Desnos, A Poet in the Resistance

Robert Desnos met Picasso during the Dada and Surrealist periods, most likely in November 1925, when the Peinture Surréaliste group show was held at Galerie Pierre. Desnos, the only participating poet, included his drawings. Robert Desnos experimented with the many aspects of Surrealist modes of expression. According to Michel Leiris, "Robert Desnos was capable of speaking Surrealist, applying to spoken language the same submission to an almost automatic system which other followers enjoyed applying to their written discourse." With an inquisitive mind and a love for modern means of communication, which he eagerly adopted in order to develop his talent for improvisation, Desnos was a pioneer in the use of radio, exploring its multiple possibilities after his dramatic break with André Breton in the late 1920s.

 

Robert Desnos' interest in Spain and his opposition to Franco brought the two artists closer. "Oh what is happening in Spain/Why is it that I'm here and tired/What the hell am I doing here?" he wrote in one of his notebooks.[1] However, it was during the Occupation that their relationship became a steady friendship. Desnos and his wife Youki frequented the group of artists who met at Le Catalan, the restaurant on Rue des Grands-Augustins opposite Picasso's studio, and at Les Deux-Magots, in Saint-Germain-des-Prés.

 

Demobilized in 1940 and firmly determined to fight against Nazism, Desnos joined the editorial staff of Aujourd'hui, the newspaper recently founded and directed by his friend Henri Jeanson. After Jeanson was dismissed, Desnos decided to stay on and became the music critic for the daily, which had fallen under the control of the occupying forces. In 1942, he reinforced his commitment to the Resistance and became Agent P2 in the Agir network, publishing his poems clandestinely under several pseudonyms (Lucien Gallois, Valentin Gallois, Pierre Andier, and Cancale).[2] At times he was barely able to conceal his opinions, going so far as to publicly slap a journalist from Je suis partout in the face.

 

At the end of 1943, Picasso produced an etching to illustrate the poet's collection Contrée, which was published in 1944 by Robert J. Godet, who had already published État de veille in 1943. Desnos also published with Éditions de Minuit, founded by Pierre de Lescure and Yvonne Desvignes, whose production Ernest Aulard printed clandestinely. Desnos and Picasso lived in the same neighborhood and saw each other often; Desnos began to write about the artist, whom he admired and described in terms of "the marvelous world that he never ceases to shape with his hands" in which "he moves with ease" with "a need for freedom that could not be mistaken."[3] Picasso, who knew about his friend's political views but was unaware of the extent of his involvement in the Resistance, urged him to leave the staff of Aujourd’hui, an openly collaborationist newspaper.

 

On February 19, 1944, Desnos went to visit Picasso at his studio for the last time; he was arrested by the Gestapo three days later. The painter was deeply affected by the news of his arrest. From the Compiègne train station, Robert Desnos was deported to Auschwitz and from there to Buchenwald, Flossenburg, and Floha. He was on the convoys of deportees, forced to walk for miles on end until they collapsed in exhaustion and, in many cases, died, while the SS fled the advance of the Russian troops and the Allied bombing raids. He arrived at Terezin, near Prague, on March 7, 1945. Severely weakened, he died on June 8, 1945, only a few days after the camp was liberated.

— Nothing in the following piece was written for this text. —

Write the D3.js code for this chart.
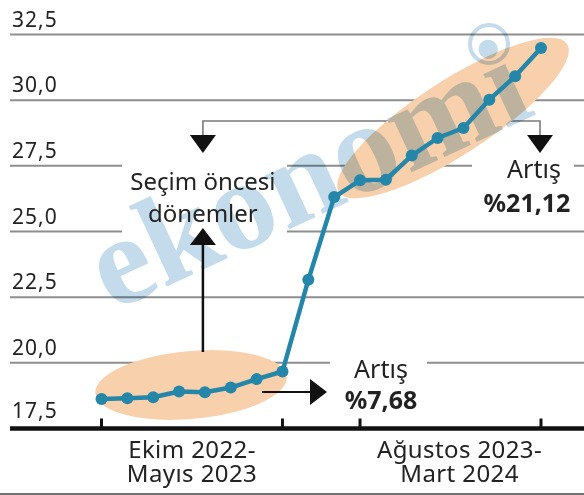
<!DOCTYPE html>
<html>
<head>
<meta charset="utf-8">
<script src="https://cdn.jsdelivr.net/npm/d3@7"></script>
<style>
  body { margin: 0; background: #fff; }
  svg { display: block; font-family: "Noto Sans", sans-serif; }
</style>
</head>
<body>
<script>
// data
var months = ["Eki22", "Kas22", "Ara22", "Oca23", "Şub23", "Mar23", "Nis23", "May23",
              "Haz23", "Tem23", "Ağu23", "Eyl23", "Eki23", "Kas23", "Ara23", "Oca24", "Şub24", "Mar24"];
var values = [18.62, 18.65, 18.69, 18.91, 18.88, 19.06, 19.38, 19.67,
              23.16, 26.31, 26.95, 26.97, 27.89, 28.56, 28.94, 30.02, 30.91, 31.99];
var yTicks = [17.5, 20, 22.5, 25, 27.5, 30, 32.5];
var periodStart = ["Eki22", "Ağu23"];
var periodEnd = ["May23", "Mar24"];
var periodLabels = [["Ekim 2022-", "Mayıs 2023"], ["Ağustos 2023-", "Mart 2024"]];
var noteLabel = ["Seçim öncesi", "dönemler"];
var riseLabels = [["Artış", "%7,68"], ["Artış", "%21,12"]];

var width = 584, height = 495;
var teal = "#2486a8", peach = "#f8d0ab", grid = "#8e8e8e";

var x = d3.scalePoint().domain(months).range([101.5, 541]);
var y = d3.scaleLinear().domain([17.5, 32.5]).range([428.5, 34.5]);
var fmt = function(d) { return d3.format(".1f")(d).replace(".", ","); };

var svg = d3.select("body").append("svg")
    .attr("width", width)
    .attr("height", height);

// gridlines
svg.selectAll(".grid")
    .data(yTicks.slice(1))
  .enter().append("line")
    .attr("class", "grid")
    .attr("x1", 10).attr("x2", width)
    .attr("y1", function(d) { return y(d); })
    .attr("y2", function(d) { return y(d); })
    .attr("stroke", grid)
    .attr("stroke-width", 2);

// y labels
svg.selectAll(".ylab")
    .data(yTicks)
  .enter().append("text")
    .attr("class", "ylab")
    .attr("x", 12)
    .attr("y", function(d, i) { return y(d) - (i ? 8 : 11); })
    .attr("font-size", 21)
    .attr("letter-spacing", 1)
    .attr("fill", "#222")
    .text(fmt);

// white boxes that cut the gridlines behind the notes
var noteX = x("Şub23") - 2;
var boxes = [
  [122, 155, 165, 85],
  [330, 352, 97, 20],
  [472, 156, 102, 18]
];
svg.selectAll(".box")
    .data(boxes)
  .enter().append("rect")
    .attr("x", function(d) { return d[0]; })
    .attr("y", function(d) { return d[1]; })
    .attr("width", function(d) { return d[2]; })
    .attr("height", function(d) { return d[3]; })
    .attr("fill", "#fff");

// bracket from the note to the right period
var rightX = x("Mar24") - 1;
svg.append("path")
    .attr("d", "M" + noteX + "," + 136 + "V121H" + rightX + "V136")
    .attr("fill", "none")
    .attr("stroke", "#7a7a7a")
    .attr("stroke-width", 1.6);

// highlight ellipses
svg.append("ellipse")
    .attr("transform", "translate(191,385) rotate(-5)")
    .attr("rx", 96).attr("ry", 34)
    .attr("fill", peach);
svg.append("ellipse")
    .attr("transform", "translate(453,118) rotate(-33)")
    .attr("rx", 136).attr("ry", 37)
    .attr("fill", peach);

// watermark
var wm = svg.append("g").style("mix-blend-mode", "multiply");
wm.append("text")
    .attr("transform", "translate(112,312) rotate(-25)")
    .attr("font-family", "Liberation Serif, serif")
    .attr("font-weight", "bold")
    .attr("font-size", 128)
    .attr("fill", "#c3dbeb")
    .text("ekonomi");
wm.append("circle")
    .attr("cx", 489).attr("cy", 44).attr("r", 19)
    .attr("fill", "none")
    .attr("stroke", "#c3dbeb")
    .attr("stroke-width", 4);

// x axis
svg.append("line")
    .attr("x1", 10).attr("x2", width)
    .attr("y1", y(17.5)).attr("y2", y(17.5))
    .attr("stroke", "#111")
    .attr("stroke-width", 4.5);

var tickMonths = periodStart.concat(periodEnd);
svg.selectAll(".tick")
    .data(tickMonths)
  .enter().append("line")
    .attr("class", "tick")
    .attr("x1", function(d) { return x(d); })
    .attr("x2", function(d) { return x(d); })
    .attr("y1", y(17.5)).attr("y2", y(17.5) - 10)
    .attr("stroke", "#111")
    .attr("stroke-width", 3);

// period labels
periodLabels.forEach(function(lines, i) {
  var cx = (x(periodStart[i]) + x(periodEnd[i])) / 2 + (i ? 9 : 0);
  var t = svg.append("text")
      .attr("text-anchor", "middle")
      .attr("font-size", 24)
      .attr("letter-spacing", 0.4)
      .attr("fill", "#222");
  lines.forEach(function(s, j) {
    t.append("tspan").attr("x", cx).attr("y", 458 + j * 24).text(s);
  });
});

// note text and arrows
var note = svg.append("text")
    .attr("text-anchor", "middle")
    .attr("font-size", 24)
    .attr("fill", "#222");
noteLabel.forEach(function(s, j) {
  note.append("tspan").attr("x", noteX).attr("y", 190 + j * 32).text(s);
});

function tri(cx, tipY, baseY, half) {
  return "M" + (cx - half) + "," + baseY + "L" + (cx + half) + "," + baseY + "L" + cx + "," + tipY + "Z";
}
svg.append("path").attr("d", tri(noteX, 153, 135, 13)).attr("fill", "#111");
svg.append("path").attr("d", tri(rightX, 153, 135, 13)).attr("fill", "#111");
svg.append("path").attr("d", tri(noteX, 228, 245, 13)).attr("fill", "#111");
svg.append("line")
    .attr("x1", noteX).attr("x2", noteX)
    .attr("y1", 244).attr("y2", 352)
    .attr("stroke", "#111")
    .attr("stroke-width", 2.5);

// right arrow to %7,68
svg.append("line")
    .attr("x1", 262).attr("x2", 312)
    .attr("y1", 392).attr("y2", 392)
    .attr("stroke", "#111")
    .attr("stroke-width", 2);
svg.append("path")
    .attr("d", "M310,379L327,392L310,405Z")
    .attr("fill", "#111");

// rise labels
var risePos = [[381, 378, 409], [527, 178, 212]];
riseLabels.forEach(function(lines, i) {
  var p = risePos[i];
  svg.append("text")
      .attr("x", p[0] + (i ? 7 : 0)).attr("y", p[1])
      .attr("text-anchor", "middle")
      .attr("font-size", 25)
      .attr("fill", "#222")
      .text(lines[0]);
  svg.append("text")
      .attr("x", p[0]).attr("y", p[2])
      .attr("text-anchor", "middle")
      .attr("font-size", 25)
      .attr("font-weight", "bold")
      .attr("fill", "#222")
      .text(lines[1]);
});

// series line and points
var line = d3.line()
    .x(function(d, i) { return x(months[i]); })
    .y(function(d) { return y(d); });

svg.append("path")
    .datum(values)
    .attr("d", line)
    .attr("fill", "none")
    .attr("stroke", teal)
    .attr("stroke-width", 4.5)
    .attr("stroke-linejoin", "round");

svg.selectAll(".pt")
    .data(values)
  .enter().append("circle")
    .attr("class", "pt")
    .attr("cx", function(d, i) { return x(months[i]); })
    .attr("cy", function(d) { return y(d); })
    .attr("r", 6)
    .attr("fill", teal);

// thin frame line at the bottom
svg.append("line")
    .attr("x1", 0).attr("x2", width)
    .attr("y1", 494).attr("y2", 494)
    .attr("stroke", "#444")
    .attr("stroke-width", 1.5);
</script>
</body>
</html>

[1] Les Sources de la nuit, notebook no. 4, July 24, 1936.

[2] Pierre Seghers, La Résistance et ses poètes, Éditions Seghers, reprinted in 2022, pp. 212-213.

[3] Robert Desnos, quotes from the introduction to Seize Peintures (1939-1943), quoted by Peter Read in Cahier Pablo Picasso, Éditions L’Herne, 2014, p. 288.

Illustration for the book Contrée by Robert Desnos, published in 1944. Robert-J. Bucket publisher, 1944. Paris, musée national Picasso-Paris.